Today’s problem of abandoned mineral mines stems from a law in 1872 that allowed prospectors to dig for precious metals without any requirement to plug mines or otherwise clean up environmental damage. Although parts of this law changed in 1981 to require mine companies to clean up new sites, over a hundred years worth of old mines were left in the government’s hands.

Given how old a lot of the abandoned mines are, Kim Hannula, a geologist professor at Fort Lewis College in Durango, Colorado, said it’s impossible to blame any one party for the environmental dangers they pose.

“It’s a hard chemical problem, it’s a hard geological problem, it’s a hard political problem,” she said

Hannula added: “I think people would like to have one bad guy who they can blame,” but those who created the problem “have been dead for 100 years.”

McKinley-Ben Miller, Deputy Division Chief at the Division of Environmental Quality & Protection at the BLM, said: “If there is no responsible party, then it’s the taxpayer that has to foot he bill. But we don’t have the money to do it.”
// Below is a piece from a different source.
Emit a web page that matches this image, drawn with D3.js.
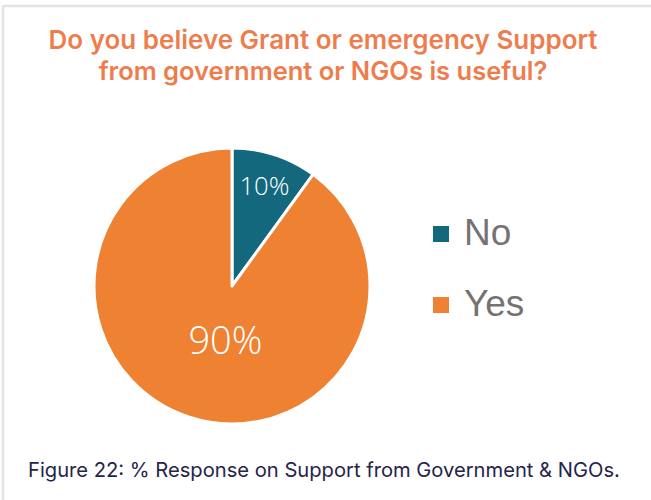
<!DOCTYPE html>
<html>
<head>
<meta charset="utf-8">
<script src="https://cdn.jsdelivr.net/npm/d3@7"></script>
<style>
  html, body { margin: 0; padding: 0; background: #fff; }
  svg { display: block; }
</style>
</head>
<body>
<svg id="chart" width="651" height="500"></svg>
<script>
// Survey answers and their shares (%)
const categories = ["No", "Yes"];
const values = [10, 90];
const titleLines = [
  "Do you believe Grant or emergency Support",
  "from government or NGOs is useful?"
];
const caption = "Figure 22: % Response on Support from Government & NGOs.";

const colors = d3.scaleOrdinal().domain(categories).range(["#13687d", "#ef8132"]);

const svg = d3.select("#chart");

// light frame around the figure panel
svg.append("rect")
  .attr("x", 3).attr("y", 6)
  .attr("width", 700).attr("height", 600)
  .attr("fill", "#fff")
  .attr("stroke", "#e4e4e4")
  .attr("stroke-width", 2.5);

// fit a text element to a target width by adjusting its font size
function fitWidth(sel, target) {
  const node = sel.node();
  const fs = parseFloat(sel.attr("font-size"));
  const w = node.getComputedTextLength();
  if (w > 0) sel.attr("font-size", (fs * target / w).toFixed(2));
}

// title
const titleWidths = [549, 449];
titleLines.forEach((line, i) => {
  const t = svg.append("text")
    .attr("x", 323).attr("y", 49 + i * 31)
    .attr("text-anchor", "middle")
    .attr("font-family", "Inter, Lato, sans-serif")
    .attr("font-weight", 600)
    .attr("font-size", 26)
    .attr("fill", "#ee7d4e")
    .text(line);
  fitWidth(t, titleWidths[i]);
});

// pie
const cx = 232, cy = 286, r = 138;
const pie = d3.pie().sort(null).value(d => d.value);
const arc = d3.arc().innerRadius(0).outerRadius(r);
const data = categories.map((c, i) => ({ name: c, value: values[i] }));
const arcs = pie(data);

const g = svg.append("g").attr("transform", `translate(${cx},${cy})`);
g.selectAll("path.slice")
  .data(arcs)
  .join("path")
  .attr("class", "slice")
  .attr("d", arc)
  .attr("fill", d => colors(d.data.name))
  .attr("stroke", "#fff")
  .attr("stroke-width", 3)
  .attr("stroke-linejoin", "round");

// data labels, placed along each slice's mid-angle
const labelStyle = [
  { radius: 105, size: 24, width: 50, dx: 0 },
  { radius: 57, size: 33, width: 74, dx: 11 }
];
g.selectAll("text.lbl")
  .data(arcs)
  .join("text")
  .attr("class", "lbl")
  .attr("text-anchor", "middle")
  .attr("font-family", "'Open Sans', Lato, sans-serif")
  .attr("font-weight", 300)
  .attr("fill", "#fff")
  .text(d => d.data.value + "%")
  .each(function (d, i) {
    const s = labelStyle[i];
    const a = (d.startAngle + d.endAngle) / 2;
    const x = Math.sin(a) * s.radius + s.dx;
    const y = -Math.cos(a) * s.radius;
    const t = d3.select(this)
      .attr("x", x).attr("y", y)
      .attr("dy", "0.36em")
      .attr("font-size", s.size);
    fitWidth(t, s.width);
  });

// legend
const legend = svg.append("g").attr("transform", "translate(433,226)");
const items = legend.selectAll("g")
  .data(categories)
  .join("g")
  .attr("transform", (d, i) => `translate(0,${i * 71})`);
items.append("rect")
  .attr("width", 16).attr("height", 16)
  .attr("fill", d => colors(d));
items.append("text")
  .attr("x", 31).attr("y", 19)
  .attr("font-family", "'Liberation Sans', Arial, sans-serif")
  .attr("font-size", 37)
  .attr("fill", "#767272")
  .text(d => d);

// caption
const cap = svg.append("text")
  .attr("x", 28).attr("y", 477)
  .attr("font-family", "Inter, Lato, sans-serif")
  .attr("font-size", 19.5)
  .attr("fill", "#25244a")
  .text(caption);
fitWidth(cap, 592);
</script>
</body>
</html>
Efforts to clean abandoned hard rock mines are particularly cash-strapped since they don’t benefit from a dedicated revenue source for abandoned mine cleanup in the same way that coal mines do. As part of 1977’s Surface Mining Control and Reclamation Act, coal miners pay a “coal fee” to the Department of the Interior. States can use that money to address safety and environmental issues at abandoned coal mines. A proposal to create a similar fund for hard rock mines has been on President Barack Obama’s budget proposal since 2012, but has not been implemented.

Though Rep. Raúl Grijalva, D-Ariz., recently introduced the Hard Rock Mining Reform and Reclamation Act of 2015 to create such a fund, it has faced pushback by the mining industry.

The National Mining Association (NMA) has historically opposed a hard rock reclamation fund and “flatly opposes” Grijalva’s bill, saying that proposed payment levels are too onerous, according to Luke Popovich, vice president of external communications at NAM.

“The U.S. is already a high cost region to mine,” Popovich added. “We can accept a modest royalty; we cannot accept a royalty that is dressed up as a means of dealing with abandoned mines but is designed to destroy the industry.”

Ironically, the Clean Water Act of 1972 can also be a barrier to mine cleanups.

“The state of Colorado, local government and even some larger NGOs are reluctant to work on or try to clean up inactive or abandoned mines because of third-party liability,” said Bruce Stover of the Colorado Division of Reclamation, Mining and Safety. “Most of these projects are only amenable to partial treatment, which will get you 70 or 75 percent of the water quality you want under the Clean Water Act. That helps but the remaining pollution is then on you. So the only people that can do this water treatment is the EPA [Environmental Protection Agency] or the U.S. Forest Service — the states are not touching these projects where water treatment is involved.”

Even if so-called “Good Samaritan laws” were passed that would remove such liability, cash remains an issue.

“We don’t have enough funding to do it all,” Stover said. “Every year we have enough to do five to six environmental projects but when you have hundreds to do, it's going to be decades before we finish. I know there’s a lot of pitfalls and difficult but a dedicated fund would be the biggest help.”